TO BE DONE
Using the listing below, extract each line that has the word "chart" in it.

DATA FOR THIS TASK
^^^^^^^^

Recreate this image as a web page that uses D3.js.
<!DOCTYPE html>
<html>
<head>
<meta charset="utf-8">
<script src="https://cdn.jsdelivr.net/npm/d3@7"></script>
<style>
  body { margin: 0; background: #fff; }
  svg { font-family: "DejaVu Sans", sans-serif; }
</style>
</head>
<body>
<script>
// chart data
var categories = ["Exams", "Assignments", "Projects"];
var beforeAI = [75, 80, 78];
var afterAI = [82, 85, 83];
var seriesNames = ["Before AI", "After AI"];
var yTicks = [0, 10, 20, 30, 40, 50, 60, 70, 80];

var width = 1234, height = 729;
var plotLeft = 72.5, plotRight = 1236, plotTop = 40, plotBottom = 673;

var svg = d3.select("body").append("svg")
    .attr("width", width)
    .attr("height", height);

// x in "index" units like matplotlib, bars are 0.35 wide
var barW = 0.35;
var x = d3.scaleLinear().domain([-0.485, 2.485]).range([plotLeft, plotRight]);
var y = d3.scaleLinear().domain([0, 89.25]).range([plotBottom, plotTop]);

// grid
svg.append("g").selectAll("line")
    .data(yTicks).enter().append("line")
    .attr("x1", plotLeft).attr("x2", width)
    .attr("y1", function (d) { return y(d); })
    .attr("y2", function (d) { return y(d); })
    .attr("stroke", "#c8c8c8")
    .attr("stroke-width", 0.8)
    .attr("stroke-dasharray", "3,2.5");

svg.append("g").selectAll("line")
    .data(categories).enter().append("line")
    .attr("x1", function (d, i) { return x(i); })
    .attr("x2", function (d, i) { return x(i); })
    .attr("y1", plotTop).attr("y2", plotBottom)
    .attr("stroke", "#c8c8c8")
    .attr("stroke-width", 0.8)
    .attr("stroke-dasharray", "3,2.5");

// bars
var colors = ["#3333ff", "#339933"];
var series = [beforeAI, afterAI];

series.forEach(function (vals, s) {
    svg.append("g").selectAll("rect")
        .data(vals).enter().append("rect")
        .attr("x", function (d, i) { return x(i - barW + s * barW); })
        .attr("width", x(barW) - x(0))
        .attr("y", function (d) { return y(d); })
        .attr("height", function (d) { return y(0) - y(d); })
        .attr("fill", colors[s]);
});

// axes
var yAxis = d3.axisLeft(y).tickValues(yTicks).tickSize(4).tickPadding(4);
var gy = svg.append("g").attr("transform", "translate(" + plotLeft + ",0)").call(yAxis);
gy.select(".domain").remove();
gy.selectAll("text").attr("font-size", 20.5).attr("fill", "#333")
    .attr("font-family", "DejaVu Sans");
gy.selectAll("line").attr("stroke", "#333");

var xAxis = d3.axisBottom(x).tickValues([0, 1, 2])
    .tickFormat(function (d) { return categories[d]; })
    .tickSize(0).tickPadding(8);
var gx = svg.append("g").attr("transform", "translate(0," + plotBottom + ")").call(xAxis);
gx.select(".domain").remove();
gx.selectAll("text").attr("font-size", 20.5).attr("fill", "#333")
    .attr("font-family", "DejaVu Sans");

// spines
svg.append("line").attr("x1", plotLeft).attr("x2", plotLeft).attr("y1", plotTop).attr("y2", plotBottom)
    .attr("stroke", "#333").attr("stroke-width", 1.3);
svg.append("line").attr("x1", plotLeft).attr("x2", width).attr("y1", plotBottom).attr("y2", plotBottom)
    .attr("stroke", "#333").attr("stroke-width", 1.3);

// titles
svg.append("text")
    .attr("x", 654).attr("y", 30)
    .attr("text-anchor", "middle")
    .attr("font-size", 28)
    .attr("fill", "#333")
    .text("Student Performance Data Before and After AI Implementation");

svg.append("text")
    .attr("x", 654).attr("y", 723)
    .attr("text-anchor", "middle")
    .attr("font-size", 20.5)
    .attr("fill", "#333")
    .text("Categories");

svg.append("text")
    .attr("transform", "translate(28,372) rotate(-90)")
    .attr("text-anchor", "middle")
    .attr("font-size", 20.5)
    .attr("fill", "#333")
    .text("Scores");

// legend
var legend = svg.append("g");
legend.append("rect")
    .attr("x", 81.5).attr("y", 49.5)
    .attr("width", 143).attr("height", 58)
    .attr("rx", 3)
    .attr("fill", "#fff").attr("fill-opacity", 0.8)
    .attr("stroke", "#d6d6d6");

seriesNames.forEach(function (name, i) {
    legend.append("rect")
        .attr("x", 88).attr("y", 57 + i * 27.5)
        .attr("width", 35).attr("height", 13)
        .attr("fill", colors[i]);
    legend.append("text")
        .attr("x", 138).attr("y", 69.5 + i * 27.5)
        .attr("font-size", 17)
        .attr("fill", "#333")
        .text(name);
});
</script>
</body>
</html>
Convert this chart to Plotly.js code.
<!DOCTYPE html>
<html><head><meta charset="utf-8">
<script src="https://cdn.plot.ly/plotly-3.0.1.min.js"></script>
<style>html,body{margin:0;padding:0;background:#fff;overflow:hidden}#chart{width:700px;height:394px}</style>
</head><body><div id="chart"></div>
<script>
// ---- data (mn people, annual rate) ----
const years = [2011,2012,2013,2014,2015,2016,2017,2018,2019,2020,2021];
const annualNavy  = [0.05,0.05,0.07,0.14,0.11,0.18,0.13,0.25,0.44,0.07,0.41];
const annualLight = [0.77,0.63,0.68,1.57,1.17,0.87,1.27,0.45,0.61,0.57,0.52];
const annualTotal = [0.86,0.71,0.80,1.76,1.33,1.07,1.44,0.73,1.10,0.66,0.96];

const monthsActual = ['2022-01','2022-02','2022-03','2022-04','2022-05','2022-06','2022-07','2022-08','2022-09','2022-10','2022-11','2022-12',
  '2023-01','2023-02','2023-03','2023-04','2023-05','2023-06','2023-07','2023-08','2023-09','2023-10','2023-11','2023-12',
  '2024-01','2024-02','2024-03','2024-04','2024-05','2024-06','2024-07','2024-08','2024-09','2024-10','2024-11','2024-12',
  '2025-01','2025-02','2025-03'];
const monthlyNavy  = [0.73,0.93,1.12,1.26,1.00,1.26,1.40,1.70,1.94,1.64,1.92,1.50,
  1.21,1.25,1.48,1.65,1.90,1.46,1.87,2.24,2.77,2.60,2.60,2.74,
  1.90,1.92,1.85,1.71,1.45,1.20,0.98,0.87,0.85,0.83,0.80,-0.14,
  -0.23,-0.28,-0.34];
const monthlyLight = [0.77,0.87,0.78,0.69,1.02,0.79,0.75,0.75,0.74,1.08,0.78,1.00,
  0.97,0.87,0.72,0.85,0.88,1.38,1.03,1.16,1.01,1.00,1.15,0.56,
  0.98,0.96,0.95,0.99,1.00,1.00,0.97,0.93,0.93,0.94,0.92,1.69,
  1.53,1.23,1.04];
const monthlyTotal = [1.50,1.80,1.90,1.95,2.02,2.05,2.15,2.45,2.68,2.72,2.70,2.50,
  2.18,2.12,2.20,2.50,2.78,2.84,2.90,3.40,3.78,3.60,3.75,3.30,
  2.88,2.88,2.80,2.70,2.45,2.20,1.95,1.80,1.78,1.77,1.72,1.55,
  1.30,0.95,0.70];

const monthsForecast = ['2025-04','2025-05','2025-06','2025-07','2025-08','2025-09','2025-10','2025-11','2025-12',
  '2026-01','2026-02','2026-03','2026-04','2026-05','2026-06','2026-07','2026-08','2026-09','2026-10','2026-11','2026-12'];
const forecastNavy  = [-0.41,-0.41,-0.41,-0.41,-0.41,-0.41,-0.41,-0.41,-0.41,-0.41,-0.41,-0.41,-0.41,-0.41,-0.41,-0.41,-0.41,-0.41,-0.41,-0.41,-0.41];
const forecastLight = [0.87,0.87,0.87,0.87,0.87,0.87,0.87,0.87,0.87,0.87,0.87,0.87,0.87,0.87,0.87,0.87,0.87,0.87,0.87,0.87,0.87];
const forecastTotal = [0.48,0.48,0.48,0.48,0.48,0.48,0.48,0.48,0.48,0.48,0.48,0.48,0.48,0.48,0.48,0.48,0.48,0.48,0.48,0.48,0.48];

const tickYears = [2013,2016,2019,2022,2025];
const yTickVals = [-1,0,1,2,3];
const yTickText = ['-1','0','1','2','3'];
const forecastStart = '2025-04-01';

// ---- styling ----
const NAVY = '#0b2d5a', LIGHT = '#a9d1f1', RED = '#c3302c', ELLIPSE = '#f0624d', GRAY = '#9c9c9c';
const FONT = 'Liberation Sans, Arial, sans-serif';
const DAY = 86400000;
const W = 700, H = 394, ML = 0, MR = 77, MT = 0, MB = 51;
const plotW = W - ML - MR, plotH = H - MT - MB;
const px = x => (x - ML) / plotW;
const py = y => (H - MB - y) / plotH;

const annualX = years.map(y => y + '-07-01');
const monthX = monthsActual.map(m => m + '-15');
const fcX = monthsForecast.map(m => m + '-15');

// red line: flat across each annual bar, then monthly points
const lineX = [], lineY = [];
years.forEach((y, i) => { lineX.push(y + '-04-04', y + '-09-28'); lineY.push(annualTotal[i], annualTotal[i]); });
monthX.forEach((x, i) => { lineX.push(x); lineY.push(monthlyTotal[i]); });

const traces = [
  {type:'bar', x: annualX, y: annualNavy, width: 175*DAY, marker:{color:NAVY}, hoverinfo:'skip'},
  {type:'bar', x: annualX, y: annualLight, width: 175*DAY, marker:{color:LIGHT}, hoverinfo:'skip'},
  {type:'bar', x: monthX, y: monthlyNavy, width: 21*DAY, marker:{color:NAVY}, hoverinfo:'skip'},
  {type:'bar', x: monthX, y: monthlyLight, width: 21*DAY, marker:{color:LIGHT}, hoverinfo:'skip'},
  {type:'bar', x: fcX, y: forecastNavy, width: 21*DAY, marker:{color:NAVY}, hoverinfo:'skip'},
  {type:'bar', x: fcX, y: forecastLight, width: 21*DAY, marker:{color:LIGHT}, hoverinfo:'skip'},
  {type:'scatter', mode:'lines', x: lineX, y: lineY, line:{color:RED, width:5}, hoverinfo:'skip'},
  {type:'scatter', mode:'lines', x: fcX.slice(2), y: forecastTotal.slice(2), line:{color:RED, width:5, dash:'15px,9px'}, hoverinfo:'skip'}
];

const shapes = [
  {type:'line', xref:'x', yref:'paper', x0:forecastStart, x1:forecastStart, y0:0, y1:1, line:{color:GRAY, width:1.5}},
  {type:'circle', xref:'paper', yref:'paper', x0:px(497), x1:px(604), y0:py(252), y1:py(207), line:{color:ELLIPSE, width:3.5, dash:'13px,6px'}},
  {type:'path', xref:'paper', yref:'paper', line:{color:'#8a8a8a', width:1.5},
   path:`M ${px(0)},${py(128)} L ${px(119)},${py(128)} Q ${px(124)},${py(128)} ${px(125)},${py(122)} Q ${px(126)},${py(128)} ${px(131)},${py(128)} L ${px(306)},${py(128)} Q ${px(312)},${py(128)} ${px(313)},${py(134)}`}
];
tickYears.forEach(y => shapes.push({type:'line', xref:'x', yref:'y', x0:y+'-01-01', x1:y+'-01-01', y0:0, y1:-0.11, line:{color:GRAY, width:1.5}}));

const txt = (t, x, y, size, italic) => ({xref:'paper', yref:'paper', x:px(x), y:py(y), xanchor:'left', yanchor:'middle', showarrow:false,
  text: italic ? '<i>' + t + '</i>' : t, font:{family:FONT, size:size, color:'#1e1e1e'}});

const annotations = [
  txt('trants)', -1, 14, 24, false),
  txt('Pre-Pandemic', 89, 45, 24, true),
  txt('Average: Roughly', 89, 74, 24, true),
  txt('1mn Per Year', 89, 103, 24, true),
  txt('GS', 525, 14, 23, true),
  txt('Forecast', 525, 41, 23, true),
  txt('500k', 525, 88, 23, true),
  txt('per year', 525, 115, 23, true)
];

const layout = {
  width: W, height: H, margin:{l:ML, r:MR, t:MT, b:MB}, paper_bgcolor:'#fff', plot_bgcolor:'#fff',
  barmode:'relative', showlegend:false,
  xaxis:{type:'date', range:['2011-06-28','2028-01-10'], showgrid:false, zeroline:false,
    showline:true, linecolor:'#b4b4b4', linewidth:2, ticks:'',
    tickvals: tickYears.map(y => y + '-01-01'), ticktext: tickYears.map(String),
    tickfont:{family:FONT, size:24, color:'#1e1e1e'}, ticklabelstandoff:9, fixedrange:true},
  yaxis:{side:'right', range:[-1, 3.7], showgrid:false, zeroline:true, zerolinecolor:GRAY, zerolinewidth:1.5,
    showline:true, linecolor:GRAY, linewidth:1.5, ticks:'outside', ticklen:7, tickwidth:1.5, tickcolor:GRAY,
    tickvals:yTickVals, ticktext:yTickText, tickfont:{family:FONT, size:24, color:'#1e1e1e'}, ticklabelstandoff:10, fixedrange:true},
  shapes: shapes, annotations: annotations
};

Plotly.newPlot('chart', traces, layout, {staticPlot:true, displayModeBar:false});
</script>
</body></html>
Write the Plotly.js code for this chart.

^^^^^^^^

WRITTEN RESPONSE
// chart data
Convert this chart to Plotly.js code.
<style>html,body{margin:0;padding:0;background:#fff;overflow:hidden}#chart{width:700px;height:394px}</style>
</head><body><div id="chart"></div>
Plotly.newPlot('chart', traces, layout, {staticPlot:true, displayModeBar:false});
Write the Plotly.js code for this chart.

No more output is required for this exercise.